I use to turn a engine and turret lathes.
With power feeds. The torque and hp required
To feed , and take depth of cut is impressive.

I seen many accidents from industrial accidents.
And I cringe when someone alters a machine.
The because of the size of the lead screw it maybe at the limit axial and bending forces.
Maybe cause even at slow feed , for it to break and whip around. Can you take pictures.

The best bet would be to have a shop reverse engineer the lead screw. Take hardness test.
It's good possibility it is a case harden for wear.
Or premium steel. Surface wear qualities.
A lead screw can be ground from solid like a thread.

 

[mfgenggear]

Great info

Lead screw sizing in 4 steps

Lead screw sizing is a bit of a hybrid exercise, with similarities to the process of ball screw sizing, but incorporating some of the considerations that come with sizing a plain bearing.

www.linearmotiontips.com

 

[slow-poke]

From your post it is 10 inch swing x 22 inch length , probably 10 horse. Cutting in the z axis.

It's a hobby lathe 5" swing, 1HP

Thanks to everyone for their help.

So I made the stub, bored it to ~0.0005" under, I think it was probably closer to 0.0007" hard to tell because I was using telescoping gauge to measure bore and even after heating the stub and freezing the ballscrew it took a few raps with a brass hammer to get it all the way in. I put a few drops of Loctite 609 on the joint, so between the Loctite and the interference fit it think it's pretty solid.

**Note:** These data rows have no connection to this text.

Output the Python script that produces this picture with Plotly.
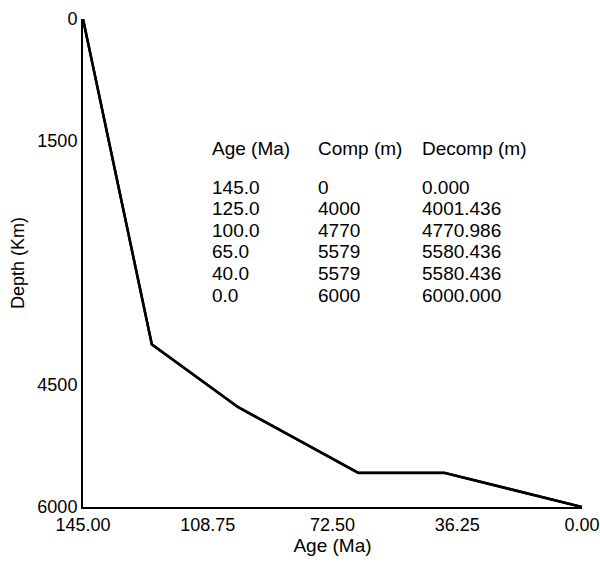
import plotly.graph_objects as go

ages = [145.0, 125.0, 100.0, 65.0, 40.0, 0.0]
comp = [0, 4000, 4770, 5579, 5579, 6000]
decomp = [0.000, 4001.436, 4770.986, 5580.436, 5580.436, 6000.000]
headers = ["Age (Ma)", "Comp (m)", "Decomp (m)"]
x_ticks = [145.0, 108.75, 72.5, 36.25, 0.0]
x_ticktext = ["145.00", "108.75", "72.50", "36.25", "0.00"]
y_ticks = [0, 1500, 4500, 6000]

W, H = 600, 562
L, R, T, B = 83, 18, 19, 55
pw, ph = W - L - R, H - T - B

def px(x):
    return (x - L) / pw

def py(y):
    return (H - B - y) / ph

FONT = "Liberation Sans, Arial, sans-serif"
TABLE_SIZE = 19

fig = go.Figure()
fig.add_trace(go.Scatter(x=ages, y=comp, mode="lines", name="Comp",
                         line=dict(color="black", width=2.5)))
fig.add_trace(go.Scatter(x=ages, y=decomp, mode="lines", name="Decomp",
                         line=dict(color="black", width=2.5)))

col_x = [210, 316, 420]
ann = []
for c, h in enumerate(headers):
    ann.append(dict(x=px(col_x[c]), y=py(148), xref="paper", yref="paper",
                    text=h, showarrow=False, xanchor="left", yanchor="middle",
                    font=dict(size=TABLE_SIZE, color="black", family=FONT)))
row_y0, row_dy = 187, 21.6
for i in range(len(ages)):
    vals = [f"{ages[i]:.1f}", f"{comp[i]}", f"{decomp[i]:.3f}"]
    for c, v in enumerate(vals):
        ann.append(dict(x=px(col_x[c]), y=py(row_y0 + i * row_dy), xref="paper", yref="paper",
                        text=v, showarrow=False, xanchor="left", yanchor="middle",
                        font=dict(size=TABLE_SIZE, color="black", family=FONT)))

fig.update_layout(
    template="none",
    width=W, height=H,
    margin=dict(l=L, r=R, t=T, b=B),
    paper_bgcolor="white", plot_bgcolor="white",
    showlegend=False,
    font=dict(family=FONT, size=18, color="black"),
    annotations=ann,
    xaxis=dict(range=[145, 0], tickvals=x_ticks, ticktext=x_ticktext,
               automargin=False,
               showgrid=False, zeroline=False, showline=True, linecolor="black",
               linewidth=2, ticks="", tickfont=dict(size=18),
               title=dict(text="Age (Ma)", font=dict(size=19), standoff=0)),
    yaxis=dict(range=[6000, 0], tickvals=y_ticks,
               automargin=False,
               showgrid=False, zeroline=False, showline=True, linecolor="black",
               linewidth=2, ticks="", tickfont=dict(size=18),
               title=dict(text="Depth (Km)", font=dict(size=18), standoff=8)),
)

fig.write_html("out.html",
               config={"displayModeBar": False},
               post_script="document.body.style.margin='0';document.body.style.overflow='hidden';")
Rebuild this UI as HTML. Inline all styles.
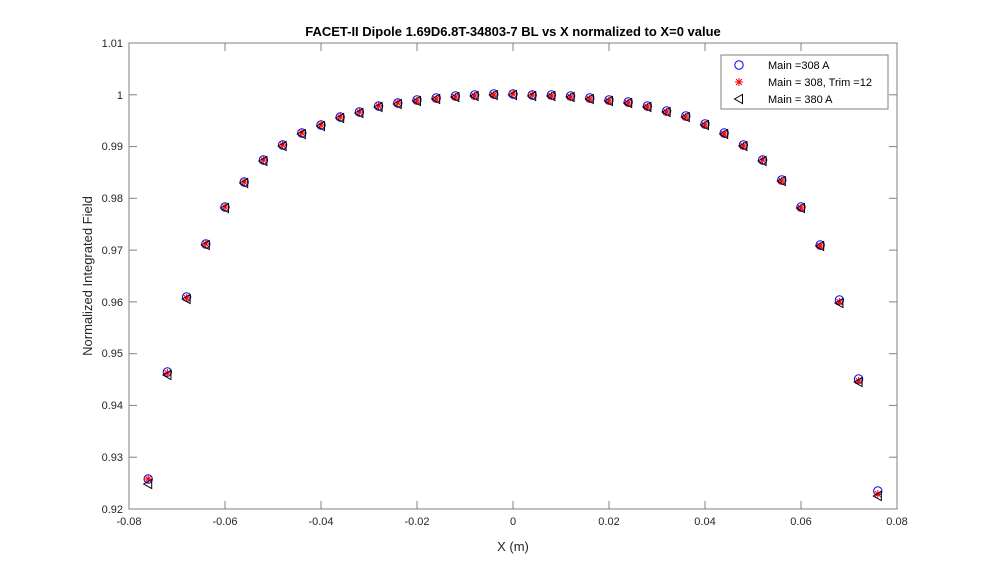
<!DOCTYPE html>
<html><head><meta charset="utf-8"><style>body{margin:0;background:#fff}svg{display:block}text{font-family:"Liberation Sans",Arial,sans-serif}</style></head><body>
<svg width="994" height="573" viewBox="0 0 994 573" xmlns="http://www.w3.org/2000/svg">
<defs>
<g id="c"><circle r="4.2" fill="none" stroke="#0000ff" stroke-width="1"/></g>
<g id="s" stroke="#ff0000" stroke-width="1"><line x1="-4" y1="0" x2="4" y2="0"/><line x1="0" y1="-4" x2="0" y2="4"/><line x1="-3" y1="-3" x2="3" y2="3"/><line x1="-3" y1="3" x2="3" y2="-3"/></g>
<g id="t"><polygon points="-4.5,0 3.5,-4.5 3.5,4.5" fill="none" stroke="#000" stroke-width="1"/></g>
</defs>
<rect x="129" y="43" width="768" height="466" fill="#fff" stroke="#808080" stroke-width="1"/>
<g stroke="#808080" stroke-width="1">
<line x1="225" y1="509" x2="225" y2="501"/><line x1="321" y1="509" x2="321" y2="501"/><line x1="417" y1="509" x2="417" y2="501"/><line x1="513" y1="509" x2="513" y2="501"/><line x1="609" y1="509" x2="609" y2="501"/><line x1="705" y1="509" x2="705" y2="501"/><line x1="801" y1="509" x2="801" y2="501"/>
<line x1="225" y1="43" x2="225" y2="51"/><line x1="321" y1="43" x2="321" y2="51"/><line x1="417" y1="43" x2="417" y2="51"/><line x1="513" y1="43" x2="513" y2="51"/><line x1="609" y1="43" x2="609" y2="51"/><line x1="705" y1="43" x2="705" y2="51"/><line x1="801" y1="43" x2="801" y2="51"/>
<line x1="129" y1="457.2" x2="137" y2="457.2"/><line x1="129" y1="405.4" x2="137" y2="405.4"/><line x1="129" y1="353.7" x2="137" y2="353.7"/><line x1="129" y1="301.9" x2="137" y2="301.9"/><line x1="129" y1="250.1" x2="137" y2="250.1"/><line x1="129" y1="198.3" x2="137" y2="198.3"/><line x1="129" y1="146.6" x2="137" y2="146.6"/><line x1="129" y1="94.8" x2="137" y2="94.8"/>
<line x1="897" y1="457.2" x2="889" y2="457.2"/><line x1="897" y1="405.4" x2="889" y2="405.4"/><line x1="897" y1="353.7" x2="889" y2="353.7"/><line x1="897" y1="301.9" x2="889" y2="301.9"/><line x1="897" y1="250.1" x2="889" y2="250.1"/><line x1="897" y1="198.3" x2="889" y2="198.3"/><line x1="897" y1="146.6" x2="889" y2="146.6"/><line x1="897" y1="94.8" x2="889" y2="94.8"/>
</g>
<g font-size="11" fill="#262626" text-anchor="middle">
<text x="129" y="525">-0.08</text><text x="225" y="525">-0.06</text><text x="321" y="525">-0.04</text><text x="417" y="525">-0.02</text><text x="513" y="525">0</text><text x="609" y="525">0.02</text><text x="705" y="525">0.04</text><text x="801" y="525">0.06</text><text x="897" y="525">0.08</text>
</g>
<g font-size="11" fill="#262626" text-anchor="end">
<text x="123" y="513">0.92</text><text x="123" y="461">0.93</text><text x="123" y="409">0.94</text><text x="123" y="357">0.95</text><text x="123" y="306">0.96</text><text x="123" y="254">0.97</text><text x="123" y="202">0.98</text><text x="123" y="150">0.99</text><text x="123" y="99">1</text><text x="123" y="47">1.01</text>
</g>
<text x="513" y="36" font-size="13" font-weight="bold" text-anchor="middle" fill="#000">FACET-II Dipole 1.69D6.8T-34803-7 BL vs X normalized to X=0 value</text>
<text x="513" y="551" font-size="13" text-anchor="middle" fill="#262626">X (m)</text>
<text transform="translate(92,276) rotate(-90)" font-size="13" text-anchor="middle" fill="#262626">Normalized Integrated Field</text>
<g>
<use href="#c" x="148.2" y="479"/><use href="#c" x="167.4" y="372"/><use href="#c" x="186.6" y="297"/><use href="#c" x="205.8" y="244"/><use href="#c" x="225" y="207"/><use href="#c" x="244.2" y="182"/><use href="#c" x="263.4" y="160"/><use href="#c" x="282.6" y="145"/><use href="#c" x="301.8" y="133"/><use href="#c" x="321" y="125"/><use href="#c" x="340.2" y="117"/><use href="#c" x="359.4" y="112"/><use href="#c" x="378.6" y="106"/><use href="#c" x="397.8" y="103"/><use href="#c" x="417" y="100"/><use href="#c" x="436.2" y="98"/><use href="#c" x="455.4" y="96"/><use href="#c" x="474.6" y="95"/><use href="#c" x="493.8" y="94"/><use href="#c" x="513" y="94"/><use href="#c" x="532.2" y="95"/><use href="#c" x="551.4" y="95"/><use href="#c" x="570.6" y="96"/><use href="#c" x="589.8" y="98"/><use href="#c" x="609" y="100"/><use href="#c" x="628.2" y="102"/><use href="#c" x="647.4" y="106"/><use href="#c" x="666.6" y="111"/><use href="#c" x="685.8" y="116"/><use href="#c" x="705" y="124"/><use href="#c" x="724.2" y="133"/><use href="#c" x="743.4" y="145"/><use href="#c" x="762.6" y="160"/><use href="#c" x="781.8" y="180"/><use href="#c" x="801" y="207"/><use href="#c" x="820.2" y="245"/><use href="#c" x="839.4" y="300"/><use href="#c" x="858.6" y="379"/><use href="#c" x="877.8" y="491"/>
</g>
<g>
<use href="#s" x="148.2" y="479"/><use href="#s" x="167.4" y="373"/><use href="#s" x="186.6" y="298"/><use href="#s" x="205.8" y="244"/><use href="#s" x="225" y="207"/><use href="#s" x="244.2" y="182"/><use href="#s" x="263.4" y="160"/><use href="#s" x="282.6" y="145"/><use href="#s" x="301.8" y="133"/><use href="#s" x="321" y="125"/><use href="#s" x="340.2" y="117"/><use href="#s" x="359.4" y="112"/><use href="#s" x="378.6" y="106"/><use href="#s" x="397.8" y="103"/><use href="#s" x="417" y="101"/><use href="#s" x="436.2" y="99"/><use href="#s" x="455.4" y="97"/><use href="#s" x="474.6" y="96"/><use href="#s" x="493.8" y="95"/><use href="#s" x="513" y="94"/><use href="#s" x="532.2" y="95"/><use href="#s" x="551.4" y="96"/><use href="#s" x="570.6" y="97"/><use href="#s" x="589.8" y="99"/><use href="#s" x="609" y="101"/><use href="#s" x="628.2" y="103"/><use href="#s" x="647.4" y="107"/><use href="#s" x="666.6" y="112"/><use href="#s" x="685.8" y="117"/><use href="#s" x="705" y="125"/><use href="#s" x="724.2" y="134"/><use href="#s" x="743.4" y="146"/><use href="#s" x="762.6" y="160"/><use href="#s" x="781.8" y="181"/><use href="#s" x="801" y="208"/><use href="#s" x="820.2" y="246"/><use href="#s" x="839.4" y="302"/><use href="#s" x="858.6" y="381"/><use href="#s" x="877.8" y="494"/>
</g>
<g>
<use href="#t" x="148.2" y="484"/><use href="#t" x="167.4" y="375"/><use href="#t" x="186.6" y="299"/><use href="#t" x="205.8" y="245"/><use href="#t" x="225" y="208"/><use href="#t" x="244.2" y="183"/><use href="#t" x="263.4" y="161"/><use href="#t" x="282.6" y="146"/><use href="#t" x="301.8" y="134"/><use href="#t" x="321" y="126"/><use href="#t" x="340.2" y="118"/><use href="#t" x="359.4" y="113"/><use href="#t" x="378.6" y="107"/><use href="#t" x="397.8" y="104"/><use href="#t" x="417" y="101"/><use href="#t" x="436.2" y="99"/><use href="#t" x="455.4" y="97"/><use href="#t" x="474.6" y="96"/><use href="#t" x="493.8" y="95"/><use href="#t" x="513" y="95"/><use href="#t" x="532.2" y="96"/><use href="#t" x="551.4" y="96"/><use href="#t" x="570.6" y="97"/><use href="#t" x="589.8" y="99"/><use href="#t" x="609" y="101"/><use href="#t" x="628.2" y="103"/><use href="#t" x="647.4" y="107"/><use href="#t" x="666.6" y="112"/><use href="#t" x="685.8" y="117"/><use href="#t" x="705" y="125"/><use href="#t" x="724.2" y="134"/><use href="#t" x="743.4" y="146"/><use href="#t" x="762.6" y="161"/><use href="#t" x="781.8" y="181"/><use href="#t" x="801" y="208"/><use href="#t" x="820.2" y="246"/><use href="#t" x="839.4" y="303"/><use href="#t" x="858.6" y="382"/><use href="#t" x="877.8" y="496"/>
</g>
<rect x="721" y="55" width="167" height="54" fill="#fff" stroke="#808080" stroke-width="1"/>
<use href="#c" x="739" y="65"/><use href="#s" x="739" y="82"/><use href="#t" x="739" y="99"/>
<g font-size="11" fill="#000"><text x="768" y="69">Main =308 A</text><text x="768" y="86">Main = 308, Trim =12</text><text x="768" y="103">Main = 380 A</text></g>
</svg>
</body></html>
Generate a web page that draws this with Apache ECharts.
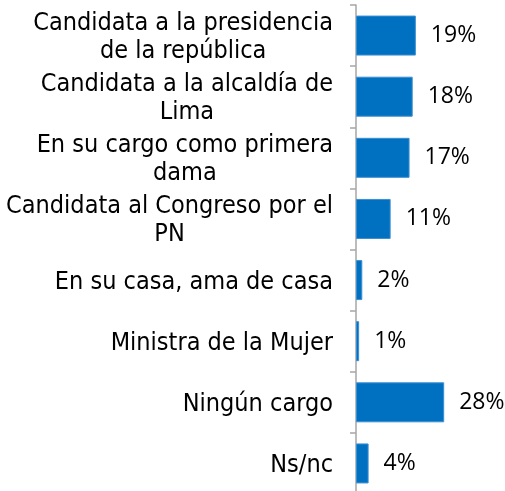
<!DOCTYPE html>
<html>
<head>
<meta charset="utf-8">
<script src="https://cdn.jsdelivr.net/npm/echarts@6/dist/echarts.min.js"></script>
<style>
  html, body { margin: 0; padding: 0; background: #fff; }
  #chart { width: 505px; height: 491px; }
</style>
</head>
<body>
<div id="chart"></div>
<script>
// categorias (top to bottom) y porcentajes
var categories = [
    'Candidata a la presidencia\nde la república',
    'Candidata a la alcaldía de\nLima',
    'En su cargo como primera\ndama',
    'Candidata al Congreso por el\nPN',
    'En su casa, ama de casa',
    'Ministra de la Mujer',
    'Ningún cargo',
    'Ns/nc'
];
var values = [19, 18, 17, 11, 2, 1, 28, 4];

var chart = echarts.init(document.getElementById('chart'));

var option = {
    animation: false,
    grid: {
        left: 356,
        top: 5,
        width: 126,
        height: 489,
        outerBoundsMode: 'none'
    },
    xAxis: {
        type: 'value',
        min: 0,
        max: 40,
        show: false
    },
    yAxis: {
        type: 'category',
        inverse: true,
        data: categories,
        axisLine: { show: true, lineStyle: { color: '#a6a6a6', width: 1.5 } },
        axisTick: { show: true, length: 6, lineStyle: { color: '#a6a6a6', width: 1.5 } },
        axisLabel: {
            margin: 23,
            align: 'right',
            padding: [4, 0, 0, 0],
            formatter: function (v) {
                // each line centred inside the right-aligned block
                return v.split('\n').map(function (l) { return '{c|' + l + '}'; }).join('\n');
            },
            rich: {
                c: {
                    align: 'center',
                    fontFamily: '"DejaVu Sans Condensed", "DejaVu Sans"',
                    fontSize: 25,
                    lineHeight: 28,
                    color: '#000'
                }
            }
        }
    },
    series: [{
        type: 'bar',
        data: values,
        barWidth: 40,
        itemStyle: {
            color: '#0070c0',
            borderColor: '#3d8fd1',
            borderWidth: 1
        },
        label: {
            show: true,
            position: 'right',
            distance: 15,
            formatter: '{c}%',
            fontFamily: '"Open Sans"',
            fontSize: 23,
            color: '#000'
        }
    }]
};

chart.setOption(option);
</script>
</body>
</html>
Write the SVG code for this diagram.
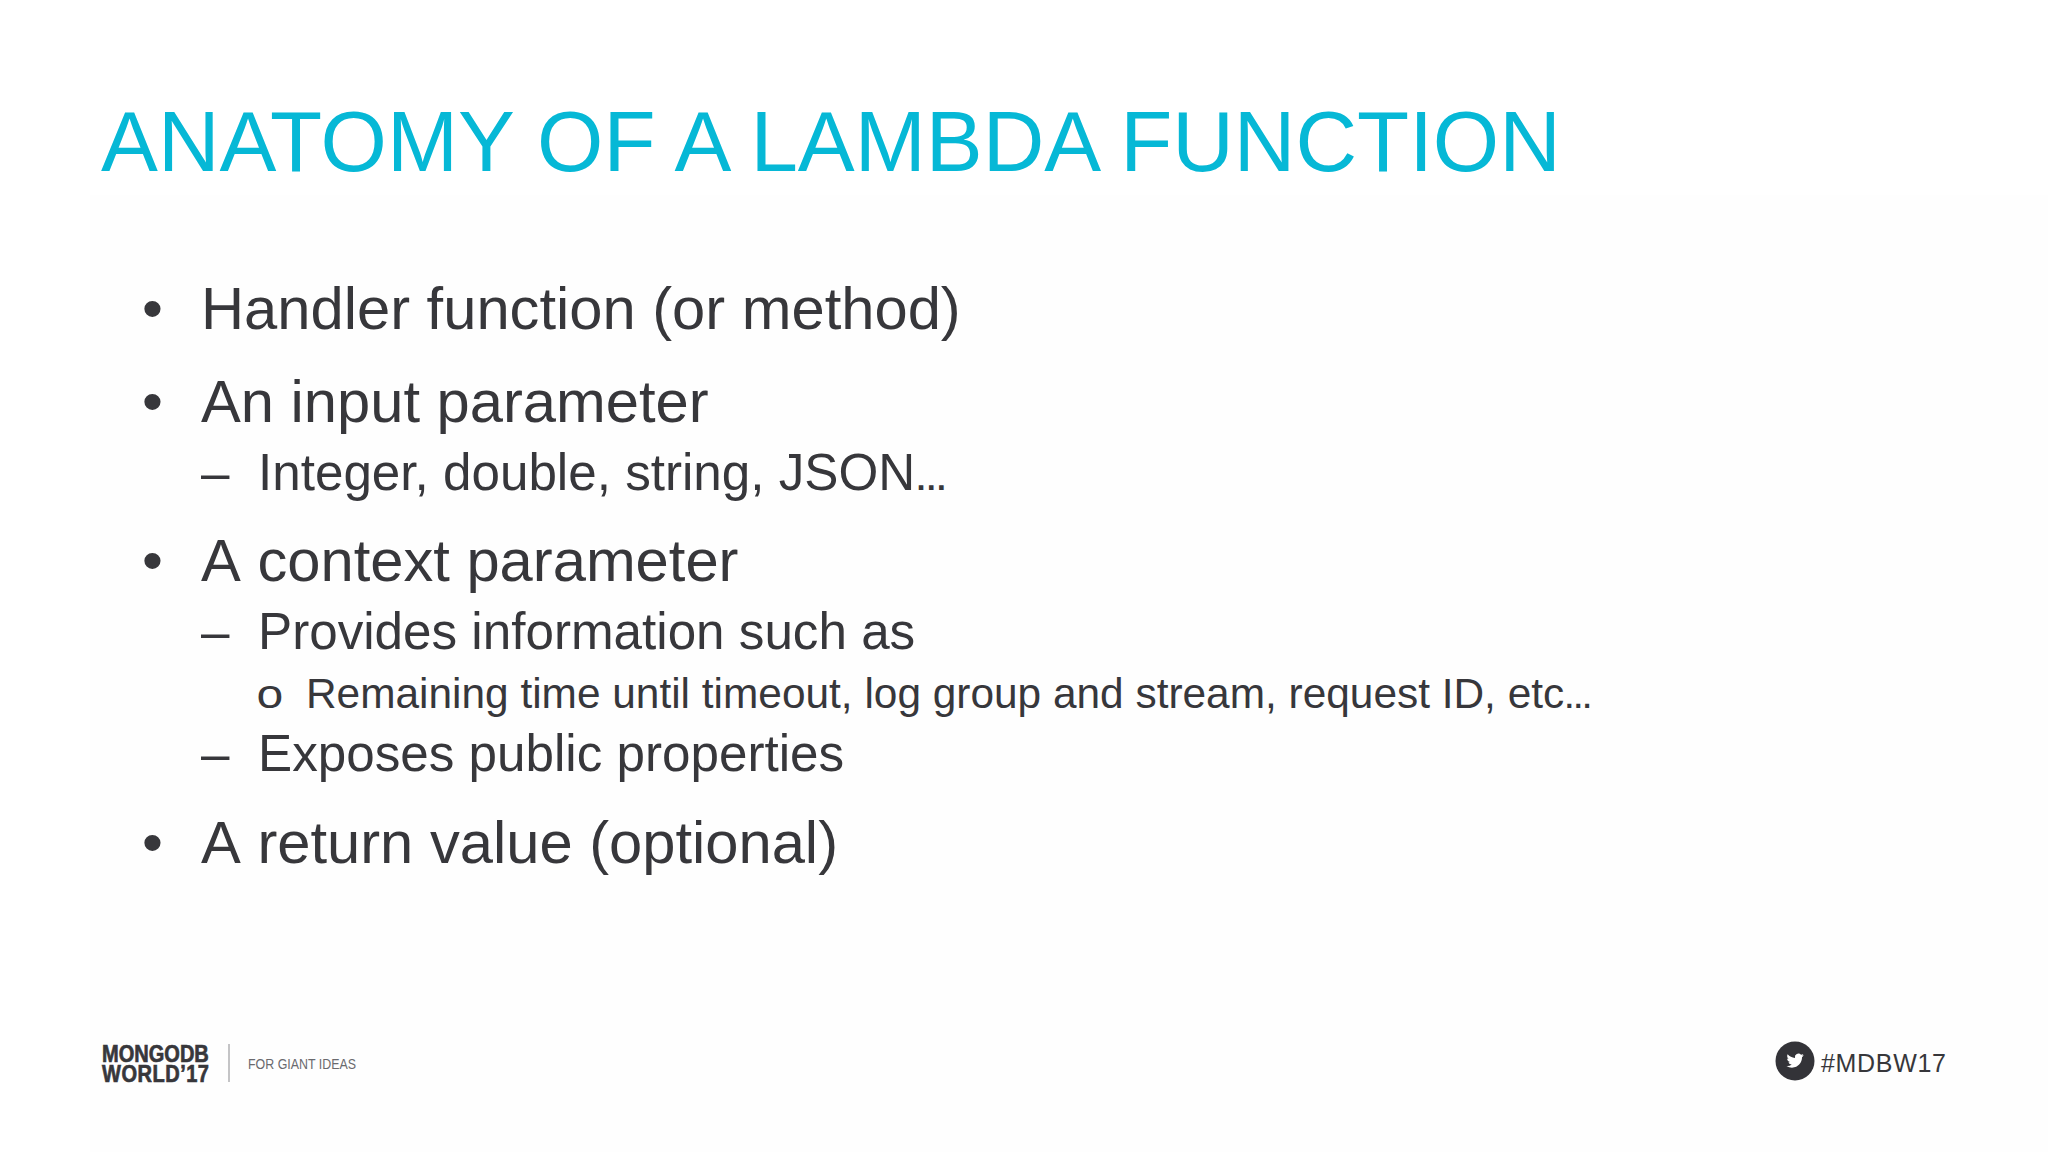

There is no power or force displaced across this joint, this end is simply rotating in a "floating bearing" at the far end of the lathe where the tailstock is.

Final step is to trim the stub length and turn the end to match the bearing, but that's easy.

 

[IRstuff]

Note also, changes to the lead screw can alter its resonance frequency and its vibration.

 

[mfgenggear]

OP
What is the pitch run out near the assembled joint. While it is in the bearing.
It should .0015 or less.

 

[slow-poke]

OP
What is the pitch run out near the assembled joint. While it is in the bearing.
It should .0015 or less.

<0.001"

 

[slow-poke]

Note also, changes to the lead screw can alter its resonance frequency and its vibration.

Good point, I'm using a (free) donated Yaskawa servo, that will be mated directly to the ballscrew. The Yaskawa tuning software has some anti-resonance capabilities, so if there is an issue hopefully it will help. I have had zero issues with resonance on my CNC converted mill that also uses servos. My now sold first mill that I also converted used steppers now those things sang like a drunken choir of miss-fits. No more steppers for me, I'm 100% ac servo. these things are next to silent.